BRIEF
Leaving out the pictures, retype all the material exactly.

AVAILABLE DATA
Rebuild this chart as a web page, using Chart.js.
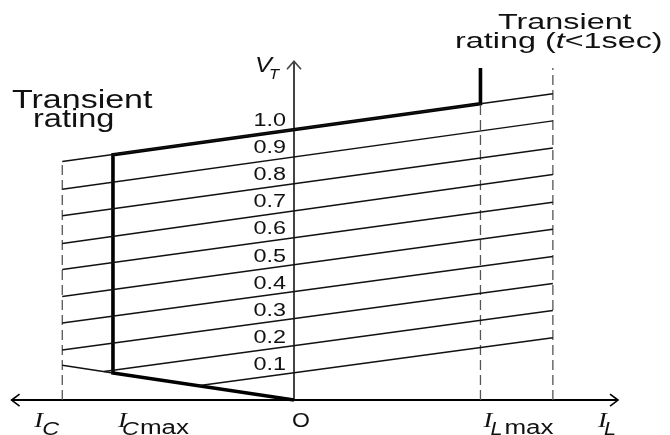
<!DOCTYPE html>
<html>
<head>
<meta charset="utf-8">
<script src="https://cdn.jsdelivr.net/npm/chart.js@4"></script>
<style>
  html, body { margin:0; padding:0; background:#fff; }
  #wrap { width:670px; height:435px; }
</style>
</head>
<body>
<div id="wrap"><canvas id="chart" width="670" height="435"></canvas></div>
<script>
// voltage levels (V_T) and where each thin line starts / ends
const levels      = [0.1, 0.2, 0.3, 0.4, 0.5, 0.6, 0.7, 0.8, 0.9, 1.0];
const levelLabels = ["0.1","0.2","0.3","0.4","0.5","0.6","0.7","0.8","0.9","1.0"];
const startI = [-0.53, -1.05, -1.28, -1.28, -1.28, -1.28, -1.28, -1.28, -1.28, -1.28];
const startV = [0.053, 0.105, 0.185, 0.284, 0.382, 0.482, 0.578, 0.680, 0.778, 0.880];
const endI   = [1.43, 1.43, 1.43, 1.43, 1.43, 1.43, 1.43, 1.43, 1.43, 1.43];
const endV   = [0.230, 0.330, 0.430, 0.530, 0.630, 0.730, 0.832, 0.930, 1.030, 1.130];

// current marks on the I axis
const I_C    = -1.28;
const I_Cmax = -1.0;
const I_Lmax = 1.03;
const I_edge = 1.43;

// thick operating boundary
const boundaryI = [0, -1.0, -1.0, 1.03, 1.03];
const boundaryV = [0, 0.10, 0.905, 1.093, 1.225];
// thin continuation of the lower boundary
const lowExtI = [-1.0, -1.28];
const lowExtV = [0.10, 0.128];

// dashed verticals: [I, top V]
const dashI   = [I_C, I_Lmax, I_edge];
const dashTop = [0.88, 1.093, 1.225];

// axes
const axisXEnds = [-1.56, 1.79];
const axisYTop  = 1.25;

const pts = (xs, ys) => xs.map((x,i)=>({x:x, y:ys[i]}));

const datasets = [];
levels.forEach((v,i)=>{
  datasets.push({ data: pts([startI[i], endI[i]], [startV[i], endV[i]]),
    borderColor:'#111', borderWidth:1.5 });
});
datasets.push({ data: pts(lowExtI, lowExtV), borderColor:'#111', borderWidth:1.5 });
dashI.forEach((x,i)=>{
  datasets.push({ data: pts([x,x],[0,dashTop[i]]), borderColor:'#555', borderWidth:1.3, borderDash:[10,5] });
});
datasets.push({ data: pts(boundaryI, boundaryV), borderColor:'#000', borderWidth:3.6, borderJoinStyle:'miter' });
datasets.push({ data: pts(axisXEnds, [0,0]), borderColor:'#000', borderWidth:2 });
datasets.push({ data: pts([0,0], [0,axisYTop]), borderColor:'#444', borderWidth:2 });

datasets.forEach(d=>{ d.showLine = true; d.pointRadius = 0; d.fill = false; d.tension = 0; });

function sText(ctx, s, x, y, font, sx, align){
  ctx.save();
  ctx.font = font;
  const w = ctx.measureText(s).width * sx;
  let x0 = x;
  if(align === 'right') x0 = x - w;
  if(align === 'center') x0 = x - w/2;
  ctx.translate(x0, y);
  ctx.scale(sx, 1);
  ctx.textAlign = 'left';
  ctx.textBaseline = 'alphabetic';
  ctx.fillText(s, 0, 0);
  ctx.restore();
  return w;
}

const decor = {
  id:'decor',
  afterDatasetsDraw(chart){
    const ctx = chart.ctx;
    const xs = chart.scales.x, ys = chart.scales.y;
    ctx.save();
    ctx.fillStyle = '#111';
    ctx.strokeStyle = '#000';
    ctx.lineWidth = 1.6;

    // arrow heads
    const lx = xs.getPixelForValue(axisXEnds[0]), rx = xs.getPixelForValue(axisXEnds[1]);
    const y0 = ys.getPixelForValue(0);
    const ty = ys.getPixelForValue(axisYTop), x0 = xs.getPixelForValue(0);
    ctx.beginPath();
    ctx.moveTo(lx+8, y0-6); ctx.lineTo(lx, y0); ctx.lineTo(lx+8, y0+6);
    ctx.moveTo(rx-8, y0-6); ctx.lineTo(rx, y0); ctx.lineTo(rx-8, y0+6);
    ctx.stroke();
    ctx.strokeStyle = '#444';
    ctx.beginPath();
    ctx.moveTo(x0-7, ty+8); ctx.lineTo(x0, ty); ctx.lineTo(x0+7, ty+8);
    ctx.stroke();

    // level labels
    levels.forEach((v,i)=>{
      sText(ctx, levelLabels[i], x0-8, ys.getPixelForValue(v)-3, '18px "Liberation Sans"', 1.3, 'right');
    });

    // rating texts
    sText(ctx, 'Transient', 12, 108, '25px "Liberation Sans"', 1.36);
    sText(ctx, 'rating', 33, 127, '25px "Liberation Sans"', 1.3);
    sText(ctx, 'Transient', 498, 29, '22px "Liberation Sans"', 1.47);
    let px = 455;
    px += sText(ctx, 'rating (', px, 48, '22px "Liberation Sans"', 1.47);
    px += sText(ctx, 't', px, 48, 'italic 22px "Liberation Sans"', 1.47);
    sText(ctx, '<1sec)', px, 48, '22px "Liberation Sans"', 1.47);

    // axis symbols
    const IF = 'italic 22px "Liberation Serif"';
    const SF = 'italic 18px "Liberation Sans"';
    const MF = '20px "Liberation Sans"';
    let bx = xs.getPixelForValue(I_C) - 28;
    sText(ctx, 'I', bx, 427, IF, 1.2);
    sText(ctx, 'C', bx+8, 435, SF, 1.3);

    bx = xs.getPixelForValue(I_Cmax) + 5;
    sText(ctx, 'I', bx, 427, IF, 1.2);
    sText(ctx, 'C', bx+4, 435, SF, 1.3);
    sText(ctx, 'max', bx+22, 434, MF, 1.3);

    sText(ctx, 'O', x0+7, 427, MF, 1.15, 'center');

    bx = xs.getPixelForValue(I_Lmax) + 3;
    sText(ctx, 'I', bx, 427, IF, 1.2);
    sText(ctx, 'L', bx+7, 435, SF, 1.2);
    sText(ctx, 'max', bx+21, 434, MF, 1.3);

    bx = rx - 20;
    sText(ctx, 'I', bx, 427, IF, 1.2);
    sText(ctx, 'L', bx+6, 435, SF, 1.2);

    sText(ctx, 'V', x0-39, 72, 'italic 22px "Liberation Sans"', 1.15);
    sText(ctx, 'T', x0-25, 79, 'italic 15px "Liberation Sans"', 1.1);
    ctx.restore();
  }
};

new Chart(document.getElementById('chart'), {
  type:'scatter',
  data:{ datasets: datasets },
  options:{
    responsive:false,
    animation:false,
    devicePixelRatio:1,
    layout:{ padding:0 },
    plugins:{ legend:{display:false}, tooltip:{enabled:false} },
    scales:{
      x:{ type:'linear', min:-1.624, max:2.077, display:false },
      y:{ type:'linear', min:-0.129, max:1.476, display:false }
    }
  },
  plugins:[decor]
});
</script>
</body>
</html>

TASK RESULT
Rebuild this chart as a web page, using Chart.js.
<!DOCTYPE html>
<html>
<head>
<meta charset="utf-8">
<script src="https://cdn.jsdelivr.net/npm/chart.js@4"></script>
<style>
  html, body { margin:0; padding:0; background:#fff; }
  #wrap { width:670px; height:435px; }
</style>
</head>
<body>
<div id="wrap"><canvas id="chart" width="670" height="435"></canvas></div>
<script>
// voltage levels (V_T) and where each thin line starts / ends
const levels      = [0.1, 0.2, 0.3, 0.4, 0.5, 0.6, 0.7, 0.8, 0.9, 1.0];
const levelLabels = ["0.1","0.2","0.3","0.4","0.5","0.6","0.7","0.8","0.9","1.0"];
const startI = [-0.53, -1.05, -1.28, -1.28, -1.28, -1.28, -1.28, -1.28, -1.28, -1.28];
const startV = [0.053, 0.105, 0.185, 0.284, 0.382, 0.482, 0.578, 0.680, 0.778, 0.880];
const endI   = [1.43, 1.43, 1.43, 1.43, 1.43, 1.43, 1.43, 1.43, 1.43, 1.43];
const endV   = [0.230, 0.330, 0.430, 0.530, 0.630, 0.730, 0.832, 0.930, 1.030, 1.130];

// current marks on the I axis
const I_C    = -1.28;
const I_Cmax = -1.0;
const I_Lmax = 1.03;
const I_edge = 1.43;

// thick operating boundary
const boundaryI = [0, -1.0, -1.0, 1.03, 1.03];
const boundaryV = [0, 0.10, 0.905, 1.093, 1.225];
// thin continuation of the lower boundary
const lowExtI = [-1.0, -1.28];
const lowExtV = [0.10, 0.128];

// dashed verticals: [I, top V]
const dashI   = [I_C, I_Lmax, I_edge];
const dashTop = [0.88, 1.093, 1.225];

// axes
const axisXEnds = [-1.56, 1.79];
const axisYTop  = 1.25;

const pts = (xs, ys) => xs.map((x,i)=>({x:x, y:ys[i]}));

const datasets = [];
levels.forEach((v,i)=>{
  datasets.push({ data: pts([startI[i], endI[i]], [startV[i], endV[i]]),
    borderColor:'#111', borderWidth:1.5 });
});
datasets.push({ data: pts(lowExtI, lowExtV), borderColor:'#111', borderWidth:1.5 });
dashI.forEach((x,i)=>{
  datasets.push({ data: pts([x,x],[0,dashTop[i]]), borderColor:'#555', borderWidth:1.3, borderDash:[10,5] });
});
datasets.push({ data: pts(boundaryI, boundaryV), borderColor:'#000', borderWidth:3.6, borderJoinStyle:'miter' });
datasets.push({ data: pts(axisXEnds, [0,0]), borderColor:'#000', borderWidth:2 });
datasets.push({ data: pts([0,0], [0,axisYTop]), borderColor:'#444', borderWidth:2 });

datasets.forEach(d=>{ d.showLine = true; d.pointRadius = 0; d.fill = false; d.tension = 0; });

function sText(ctx, s, x, y, font, sx, align){
  ctx.save();
  ctx.font = font;
  const w = ctx.measureText(s).width * sx;
  let x0 = x;
  if(align === 'right') x0 = x - w;
  if(align === 'center') x0 = x - w/2;
  ctx.translate(x0, y);
  ctx.scale(sx, 1);
  ctx.textAlign = 'left';
  ctx.textBaseline = 'alphabetic';
  ctx.fillText(s, 0, 0);
  ctx.restore();
  return w;
}

const decor = {
  id:'decor',
  afterDatasetsDraw(chart){
    const ctx = chart.ctx;
    const xs = chart.scales.x, ys = chart.scales.y;
    ctx.save();
    ctx.fillStyle = '#111';
    ctx.strokeStyle = '#000';
    ctx.lineWidth = 1.6;

    // arrow heads
    const lx = xs.getPixelForValue(axisXEnds[0]), rx = xs.getPixelForValue(axisXEnds[1]);
    const y0 = ys.getPixelForValue(0);
    const ty = ys.getPixelForValue(axisYTop), x0 = xs.getPixelForValue(0);
    ctx.beginPath();
    ctx.moveTo(lx+8, y0-6); ctx.lineTo(lx, y0); ctx.lineTo(lx+8, y0+6);
    ctx.moveTo(rx-8, y0-6); ctx.lineTo(rx, y0); ctx.lineTo(rx-8, y0+6);
    ctx.stroke();
    ctx.strokeStyle = '#444';
    ctx.beginPath();
    ctx.moveTo(x0-7, ty+8); ctx.lineTo(x0, ty); ctx.lineTo(x0+7, ty+8);
    ctx.stroke();

    // level labels
    levels.forEach((v,i)=>{
      sText(ctx, levelLabels[i], x0-8, ys.getPixelForValue(v)-3, '18px "Liberation Sans"', 1.3, 'right');
    });

    // rating texts
    sText(ctx, 'Transient', 12, 108, '25px "Liberation Sans"', 1.36);
    sText(ctx, 'rating', 33, 127, '25px "Liberation Sans"', 1.3);
    sText(ctx, 'Transient', 498, 29, '22px "Liberation Sans"', 1.47);
    let px = 455;
    px += sText(ctx, 'rating (', px, 48, '22px "Liberation Sans"', 1.47);
    px += sText(ctx, 't', px, 48, 'italic 22px "Liberation Sans"', 1.47);
    sText(ctx, '<1sec)', px, 48, '22px "Liberation Sans"', 1.47);

    // axis symbols
    const IF = 'italic 22px "Liberation Serif"';
    const SF = 'italic 18px "Liberation Sans"';
    const MF = '20px "Liberation Sans"';
    let bx = xs.getPixelForValue(I_C) - 28;
    sText(ctx, 'I', bx, 427, IF, 1.2);
    sText(ctx, 'C', bx+8, 435, SF, 1.3);

    bx = xs.getPixelForValue(I_Cmax) + 5;
    sText(ctx, 'I', bx, 427, IF, 1.2);
    sText(ctx, 'C', bx+4, 435, SF, 1.3);
    sText(ctx, 'max', bx+22, 434, MF, 1.3);

    sText(ctx, 'O', x0+7, 427, MF, 1.15, 'center');

    bx = xs.getPixelForValue(I_Lmax) + 3;
    sText(ctx, 'I', bx, 427, IF, 1.2);
    sText(ctx, 'L', bx+7, 435, SF, 1.2);
    sText(ctx, 'max', bx+21, 434, MF, 1.3);

    bx = rx - 20;
    sText(ctx, 'I', bx, 427, IF, 1.2);
    sText(ctx, 'L', bx+6, 435, SF, 1.2);

    sText(ctx, 'V', x0-39, 72, 'italic 22px "Liberation Sans"', 1.15);
    sText(ctx, 'T', x0-25, 79, 'italic 15px "Liberation Sans"', 1.1);
    ctx.restore();
  }
};

new Chart(document.getElementById('chart'), {
  type:'scatter',
  data:{ datasets: datasets },
  options:{
    responsive:false,
    animation:false,
    devicePixelRatio:1,
    layout:{ padding:0 },
    plugins:{ legend:{display:false}, tooltip:{enabled:false} },
    scales:{
      x:{ type:'linear', min:-1.624, max:2.077, display:false },
      y:{ type:'linear', min:-0.129, max:1.476, display:false }
    }
  },
  plugins:[decor]
});
</script>
</body>
</html>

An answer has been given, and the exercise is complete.